2006 Toronto International Film Festival: DAY 8

(this stuff is, for the most part, being written at 3:00 AM, so if it doesn't make sense, or it's spelled wrong, there you go)

All the Boys Love Mandy Lane:  Mandy Lane (Amber Heard) got really hot over the summer, and now all the boys love her.  Because she's such a goody-goody, it makes the boys love her even more, and by the end of her sophomore year, they're practically fighting each other off in an attempt to be the first to get som' 'dat.  A few are convinced Mandy will finally give it up during an overnight trip to a ranch owned by the family of a classmate.

So you've got a half-dozen attractive teenagers and the prospect of sex along with drugs and alcohol, and it's all happening in a very isolated area.  Not exactly a groundbreaking setup in terms of the horror flick, and Lane does seem like it's just going through the motions until the last 10 minutes.  Is that finale strong enough to make up for the rest of the picture?  Maybe, but Lane isn't going to save the sorry state of the genre.

Big Bang Love: Juvenile A:  It hurts me to say it, but Takashi Miike's latest is, at least so far, the most disappointing film I've seen at the festival.  I love Miike, and own a couple dozen of his movies, but Love reminded me of Dolls, another disappointment from another of my favorite Japanese directors (Takeshi Kitano).  Both films were more interested in style over substance, and both represented a departure for the corresponding filmmaker.

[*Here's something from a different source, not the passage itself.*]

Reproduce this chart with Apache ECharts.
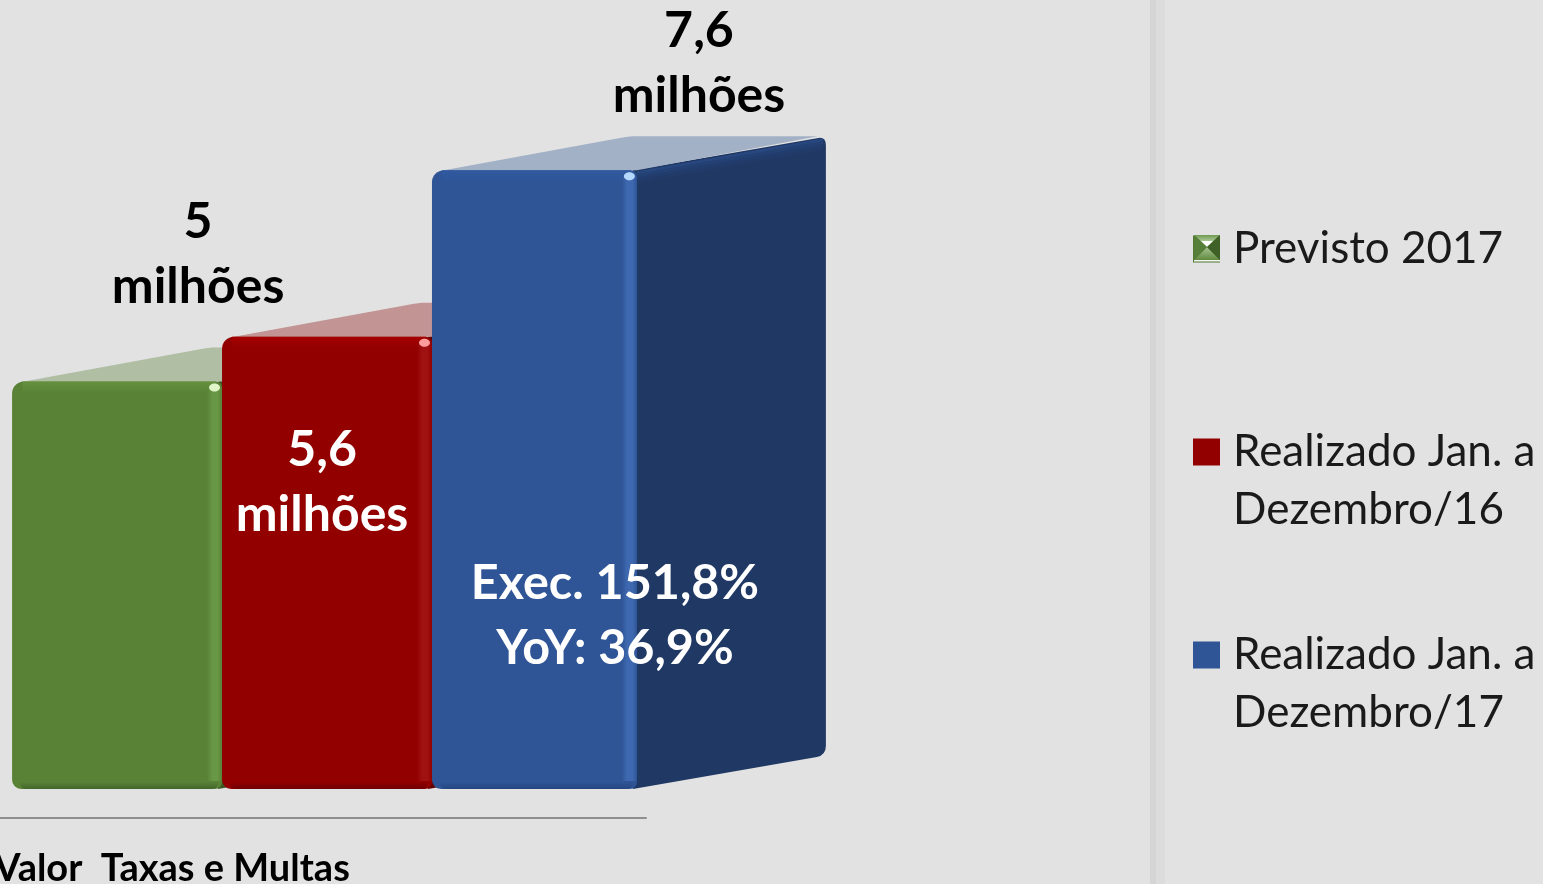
<!DOCTYPE html>
<html><head><meta charset="utf-8">
<style>html,body{margin:0;padding:0;background:#e2e2e2;overflow:hidden}#c{width:1543px;height:884px}</style>
<script src="https://cdn.jsdelivr.net/npm/echarts@6/dist/echarts.min.js"></script>
</head><body><div id="c"></div>
<script>
const categories = ['Valor  Taxas e Multas'];
const seriesNames = ['Previsto 2017', 'Realizado Jan. a\nDezembro/16', 'Realizado Jan. a\nDezembro/17'];
const previsto2017 = [5];
const realizado2016 = [5.55];
const realizado2017 = [7.6];
const valueLabels = ['5\nmilhões', '5,6\nmilhões', '7,6\nmilhões'];
const execLabel = 'Exec. 151,8%\nYoY: 36,9%';

const FONT = 'Lato, "Open Sans", sans-serif';
const palette = [
  {front:'#5a8237', strip:'#689745', edge:'#63903e', top:'#b0bea4', side:'#3c5724', glow:'#e0f5c8', foot:'#44652a'},
  {front:'#920000', strip:'#a01212', edge:'#a60000', top:'#c29494', side:'#600000', glow:'#ff9c9c', foot:'#700000'},
  {front:'#2f5597', strip:'#3e69b0', edge:'#3059a0', top:'#a3b1c6', side:'#203864', glow:'#b5d8ff', foot:'#264680'}
];
const DX = 189, DY = -34;

function vGrad(a, b) {
  return {type:'linear', x:0, y:0, x2:0, y2:1, colorStops:[{offset:0, color:a}, {offset:1, color:b}]};
}
function hGrad(a, b) {
  return {type:'linear', x:0, y:0, x2:1, y2:0, colorStops:[{offset:0, color:a}, {offset:0.35, color:b}, {offset:0.7, color:b}, {offset:1, color:a}]};
}
function roundedSide(x0, y0t, x1, y1t, y1b, x0b) {
  const r = 9;
  return 'M' + x0 + ' ' + y0t +
    'L' + (x1 - r) + ' ' + (y1t + 2) +
    'Q' + x1 + ' ' + y1t + ' ' + x1 + ' ' + (y1t + r) +
    'L' + x1 + ' ' + (y1b - r) +
    'Q' + x1 + ' ' + y1b + ' ' + (x1 - r) + ' ' + (y1b + 2) +
    'L' + x0b + ' ' + (y1b + 34) + 'Z';
}

function makeRender(idx) {
  return function (params, api) {
    const topPt = api.coord([0, api.value(1)]);
    const zero = api.coord([0, 0]);
    const band = api.size([1, 0])[0];
    const w = band * 0.325;
    const widths = [w, w, w * 0.976];
    const left = band / 2 + 4 + (idx - 1.5) * w;
    const right = left + widths[idx];
    const yT = topPt[1] - 1, yB = zero[1];
    const c = palette[idx];
    const children = [];
    children.push({type:'path', shape:{pathData: roundedSide(right - 4, yT, right + DX, yT + DY, yB + DY, right - 4)}, style:{fill:c.side}});
    [[1, 4, 0.5], [4, 7, 0.32], [7, 10, 0.18], [10, 13, 0.08]].forEach(function (b) {
      children.push({type:'polygon', shape:{points:[[right, yT + b[0]], [right + DX - 3, yT + DY + 1 + b[0]], [right + DX - 3, yT + DY + 1 + b[1]], [right, yT + b[1]]]},
        style:{fill:c.front, opacity:b[2]}});
    });
    children.push({type:'polygon', shape:{points:[[left + 12, yT], [left + 192, yT + DY + 1], [left + 200, yT + DY], [right + DX - 8, yT + DY], [right, yT]]}, style:{fill:c.top}});
    children.push({type:'rect', shape:{x:left, y:yT, width:widths[idx], height:yB - yT, r:[12, 6, 7, 9]}, style:{fill:c.front}});
    children.push({type:'rect', shape:{x:left + 10, y:yT, width:widths[idx] - 16, height:12}, style:{fill:vGrad(c.edge, c.front)}});
    children.push({type:'rect', shape:{x:left + 8, y:yB - 7, width:widths[idx] - 12, height:7, r:[0, 0, 6, 6]}, style:{fill:vGrad(c.front, c.foot)}});
    children.push({type:'rect', shape:{x:right - 15, y:yT + 6, width:15, height:yB - yT - 14}, style:{fill:hGrad(c.front, c.strip)}});
    children.push({type:'ellipse', shape:{cx:right - 7.5, cy:yT + 6, rx:5.5, ry:4}, style:{fill:c.glow}});
    const textBase = {fontFamily:FONT, fontWeight:'bold', fontSize:50, lineHeight:65, align:'center', verticalAlign:'middle'};
    const placements = [
      {x:left + 186, y:yT - 127, fill:'#000'},
      {x:left + 100, y:yT + 146, fill:'#fff'},
      {x:left + 267, y:yT - 107, fill:'#000'}
    ];
    children.push({type:'text', style:Object.assign({}, textBase, {text:valueLabels[idx], x:placements[idx].x, y:placements[idx].y, fill:placements[idx].fill})});
    if (idx === 2) {
      children.push({type:'text', style:Object.assign({}, textBase, {text:execLabel, fontSize:48.5, x:left + 183, y:yT + 446, fill:'#fff'})});
    }
    return {type:'group', children:children};
  };
}

const seriesData = [previsto2017, realizado2016, realizado2017];
const series = seriesData.map(function (vals, i) {
  return {
    type:'custom', name:seriesNames[i], renderItem:makeRender(i), clip:false, silent:true,
    itemStyle:{color:palette[i].front},
    encode:{x:0, y:1},
    data:vals.map(function (v, k) { return [k, v]; })
  };
});

function legendFor(i, top) {
  const twoLine = seriesNames[i].indexOf('\n') >= 0;
  return {
    show:true, left:1193, top:top, orient:'vertical', padding:0, selectedMode:false,
    itemWidth:27, itemHeight:27, icon:'rect',
    formatter:function (n) { return twoLine ? '\n' + n : n; },
    data:[{name:seriesNames[i], itemStyle:{color:i === 0 ? '#4f7a30' : palette[i].front},
      textStyle:{fontFamily:FONT, fontSize:44, lineHeight:58, color:'#1a1a1a', padding:[0, 0, 0, 8]}}]
  };
}

function iconPiece(points, fill) {
  return {type:'polygon', silent:true, z:20, shape:{points:points}, style:{fill:fill}};
}
const iconBevel = [
  iconPiece([[1194,235],[1220,235],[1207,247]], vGrad('#6f9a50', '#e4f2d6')),
  iconPiece([[1201,241],[1213,241],[1207,247]], '#ffffff'),
  iconPiece([[1194,260],[1220,260],[1207,247]], vGrad('#a9c495', '#5f8a3c')),
  iconPiece([[1194,235],[1207,247],[1194,260]], '#56803a'),
  iconPiece([[1220,235],[1207,247],[1220,260]], '#3f6128'),
  {type:'rect', silent:true, z:20, shape:{x:1194, y:260, width:26, height:1.5}, style:{fill:'#f4f4f4'}}
];

const chart = echarts.init(document.getElementById('c'), null, {renderer:'canvas'});
chart.setOption({
  animation:false,
  backgroundColor:'#e2e2e2',
  grid:{left:0, top:0, width:646, bottom:66, containLabel:false, outerBoundsMode:'none'},
  xAxis:{type:'category', data:categories, axisTick:{show:false},
    axisLine:{show:true, onZero:false, lineStyle:{color:'#8f8f8f', width:2}},
    axisLabel:{show:true, interval:0, color:'#000', fontFamily:FONT, fontWeight:'bold', fontSize:38, margin:32, padding:[0, 302, 0, 0]}},
  yAxis:{type:'value', show:false, min:-0.357, max:9.705, splitLine:{show:false}},
  legend:[legendFor(0, 220), legendFor(1, 365), legendFor(2, 568)],
  graphic:[
    {type:'rect', silent:true, shape:{x:1150, y:0, width:6, height:884}, style:{fill:'#d5d5d5'}},
    {type:'rect', silent:true, shape:{x:1156, y:0, width:9, height:884}, style:{fill:'#dcdcdc'}}
  ].concat(iconBevel),
  series:series
});
</script></body></html>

Love is a prison murder-mystery.  Just like a lame television crime procedural, it begins with what appears to be an open and shut case: An effeminate prisoner (Ryuhei Matsuda) is sitting on the corpse of a hardcore killing machine (Masanobu Ando).  The one interesting thing Miike and screenwriter Masa Nakamura do is making interrogations appear from the point-of-view of the audience (and some of the questions are funny, or at least translated in a very funny way).  But I cared less and less with every passing minute.

Lake of Fire:  The last time we've heard from Tony "Humpty Dumpty" Kaye, he was busy suing up a storm following the release of an Ed Norton-edited version of his American History X.  Turns out he's been busy making a mammoth documentary about the abortion issue, which was started way back before anybody had ever heard of Ed Norton.

Clocking in at just over two-and-a-half hours, Fire chronologically shows nearly every detail that has occurred between the 20th anniversary of Roe vs. Wade in 1993 right through present time (or at least just before 9/11, when the media found something else to whip us into a frenzy over).  It's filmed in black-and-white, and its interview subjects -- taken from both sides of the issue -- are conducted via extreme close-ups.  I'm sure it was Kaye's intention to make this picture without taking sides, but it plays a little pro-choice.  Or maybe it just seems that way because the pro-lifers are way more worked up and angry and tend to sputter more laughter-inducing nonsense than their counterparts.  Here's a fun game you can play when you're watching Fire: Try to guess the political stance of the interviewee before Kaye slams their name and affiliation.  You'll be right way more often than you'll be wrong.  Pro-lifers are either lunatics, or have that creepy David Koresh look about them.  Like Noam Chomsky says in the film, there isn't much difference between the religious zealots in America, and the religious zealots in the Middle East.

I can handle almost anything, but there isn't a thing that could prepare me for footage of actual abortions -- there's one at the beginning, done at 20 weeks; and clips from a pro-life propaganda film called Hard Life.  The bulk of Fire's final half-hour focuses on one woman experience from the moment she steps into a clinic to the moment she leaves.  It is, by far, the bravest performance I've seen at this festival.